|Posted on November 17, 2011 at 7:00 AM|
Antitrust attorney David Boies, who is leading the players’ suit, wants the owners to negotiate a new labor deal through him.
For several reasons, it won’t be easy to get the owners to move quickly toward re-engaging the new leadership of the players. Many owners believed Stern had gone too far with the league’s final proposal to the union and were privately wishing for the players to reject the offer so they could thrust upon the players a far more rigid “reset” deal.
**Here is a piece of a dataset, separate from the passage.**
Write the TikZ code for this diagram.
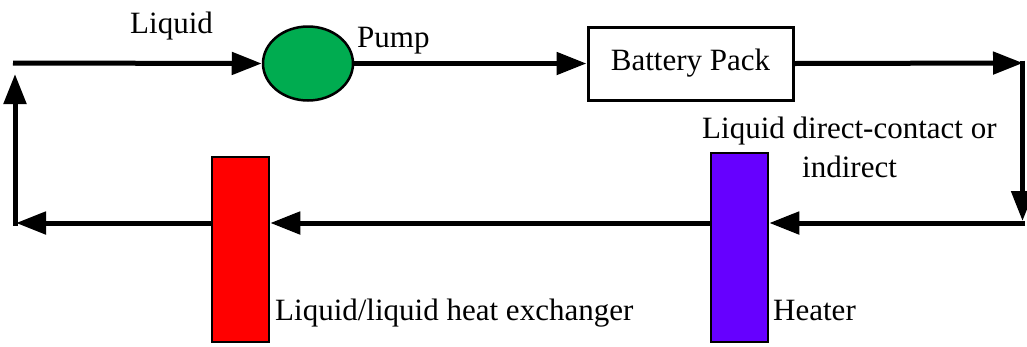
\documentclass[tikz,border=0pt]{standalone}
\usepackage{fontspec}
\setmainfont{Liberation Serif}
\newfontfamily\tnr{Liberation Serif}
\usetikzlibrary{arrows.meta,shapes.geometric}
\definecolor{pumpgreen}{RGB}{0,172,80}
\definecolor{heatpurple}{RGB}{102,0,255}
\definecolor{hxred}{RGB}{255,0,0}
\begin{document}
\begin{tikzpicture}[x=1pt,y=-1pt,
  flow/.style={line width=5pt,-{Triangle[length=30pt,width=22pt]}},
  lbl/.style={font=\tnr\fontsize{31}{36}\selectfont,inner sep=0pt,anchor=base west},
  boxnode/.style={draw,line width=3pt,fill=white,font=\tnr\fontsize{31}{36}\selectfont,inner sep=0pt},
  barnode/.style={draw,line width=2.5pt,inner sep=0pt},
  pumpnode/.style={ellipse,draw,line width=2.5pt,fill=pumpgreen,inner sep=0pt,minimum width=90pt,minimum height=74pt}
]
\useasboundingbox (0,0) rectangle (1027,346);
% components
\node[pumpnode] (pump) at (308,63.5) {};
\node[boxnode,minimum width=205pt,minimum height=73pt] (bat) at (690.5,63.5) {Battery Pack};
\node[barnode,fill=heatpurple,minimum width=57pt,minimum height=189pt] (heater) at (739.5,247.5) {};
\node[barnode,fill=hxred,minimum width=57pt,minimum height=185pt] (hx) at (240.5,249.5) {};
% corners
\coordinate (TL) at (13,63);
\coordinate (TR) at (1023,63);
\coordinate (TRs) at (1022.5,60.5);
\coordinate (BRt) at (1022.5,221);
\coordinate (BR) at (1025,223);
\coordinate (BL) at (16,223);
\coordinate (BLs) at (15,225.5);
\coordinate (UP) at (15,74);
% connectors
\draw[flow] (TL) -- (pump.west);
\draw[flow] (pump.east) -- (bat.west);
\draw[flow] (bat.east) -- (TR);
\draw[flow] (TRs) -- (BRt);
\draw[flow] (BR) -- (BR -| heater.east);
\draw[flow] (heater.west |- BR) -- (BR -| hx.east);
\draw[flow] (hx.west |- BR) -- (BL);
\draw[flow] (BLs) -- (UP);
% labels
\node[lbl] (lliq) at (130,33) {Liquid};
\node[lbl] (lpump) at (357,47) {Pump};
\node[lbl] (ldc) at (702,138) {Liquid direct-contact or};
\node[lbl] (lind) at (802,177) {indirect};
\node[lbl] (lhx) at (275,320) {Liquid/liquid heat exchanger};
\node[lbl] (lheat) at (773,320) {Heater};
\end{tikzpicture}
\end{document}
Also, Stern and many owners have such a visceral and personal disdain for players attorney Jeffrey Kessler, whom they blame for the breakdown in talks and eventual move toward the “disclaimer of interest” filing. Kessler drew the ire of Stern and the owners for saying the owners were treating the players like “plantation workers” in an interview with The Washington Post – a comment for which Kessler later apologized. Stern responded by saying Kessler “has been the single most divisive force in our negotiations” and by calling Kessler’s conduct “routinely despicable.”
The owners I'm sure wanted the players to reject the deal. Most of the owners are in the business of not being owners of basketball teams. Yes they own their teams,but truly they act like it's an actual industry that you tear apart,and bleed it dry of all resources. I think some of the owners should face a board. Why not question them? Should they own teams at all? Take it to the owners. I want the players to play hardball at this point. They need to keep a clear mind,and goal from here on out.